Я так долго и натужно придумывал, кому бы мне посвятить плод моих романических чресл, что в конце концов решил напечатать на первой странице книги: «Посвящается…………..
(вставить полное имя)», дабы объектом посвящения мог стать каждый читатель. Это принесло плоды неожиданные – подписывать книгу на встречах с посетителями книжных магазинов стало проще, чем можно было бы ожидать.
Вообще говоря, это занятие представляет собой минное поле всяческих осложнений. Милые, достойные люди выстраиваются в очередь к столику, за которым вы сидите с пером в руке, готовый начертать на книге все, о чем вас попросят. Некоторые покупатели – это, надо полагать, коллекционеры – имеют на сей счет взгляды самые твердые: «“С наилучшими пожеланиями”, пожалуйста, а затем подпись, – требуют они. – И ничего больше».
«С наилучшими пожеланиями» – это, непонятно почему, не вполне в моем духе. Как-то оно отдает рождественской открыткой, присланной продавцом угля и содержащей благодарность за высоко оцененную им услугу, состоявшую в том, что вы обратились именно к нему.

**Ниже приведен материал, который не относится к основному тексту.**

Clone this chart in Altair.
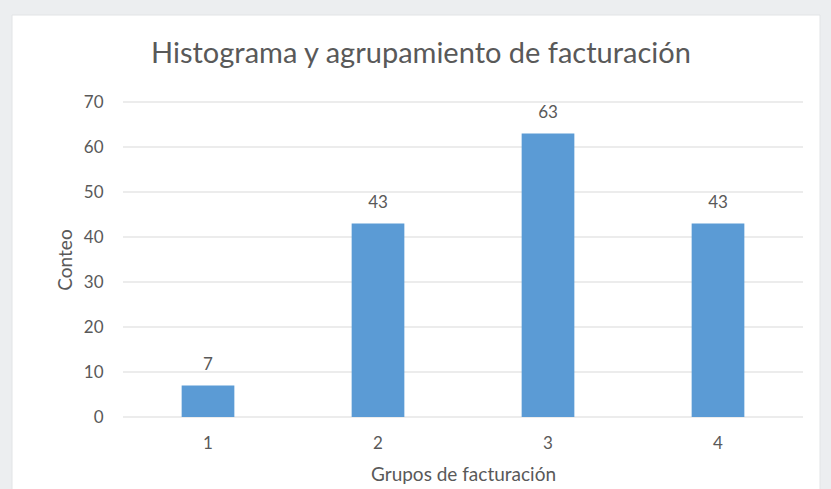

Но лучше все-таки уйма «наилучших пожеланий», чем некоторые из глубоко интимных надписей, о которых меня просили покупатели. «“Мартину. Отвали, пока цел, толстопузый”, а следом ваша подпись, ладно?» Или: «Напишите “Это отучит тебя потешаться над моей меланиновой кожей, урод. Твоя до оледенения ада”». Естественно, я был только рад подчиниться. Око поэта может, как отметил все тот же Мастер, в возвышенном безумье блуждать между землей и небом, [202]однако второе его око никогда от гонорарной ведомости не отрывается.
Ну ладно, мне еще нужно поспеть на поезд, уходящий в Восточную Англию, я там завтра книжки должен подписывать.
С наилучшими пожеланиями.
Лично себя я считаю оптимистом, почти эвдемонистом; веселым и сангвиничным едва ли не до поллианнаизма. [203]Я не могу назвать это состояние моим достижением, плодом размышлений или следования строгому принципу, оно привито мне опытом. Если вы выбросите из выходящего на оживленную улицу окна пакетик растворимого кофе с обезмолоченным молоком, он, готов поручиться, плюхнется на асфальт у ног славного малого, достойного, милого, терпимого и располагающего к себе человека, который стоит, грубо говоря, на стороне добра.
Возможно, дело тут в том, что я вырос близ Нориджа – города, который давно уже прославился как самое учтивое, самое приветливое поселение во всем Соединенном Королевстве. Некая ежедневная газета однажды направила туда журналиста с заданием проверить обходительность и дружелюбие среднего нориджца. Этот зловредный пес выбирал очередь, скопившуюся у кассы магазина или на остановке автобуса, и норовил пролезть в обход всех, кто в ней стоял, надеясь возбудить в них возмущение и гнев. И каждый раз реакция этих людей была одной и той же: «Все в порядке, проходите, голубчик… видно же, что вы спешите».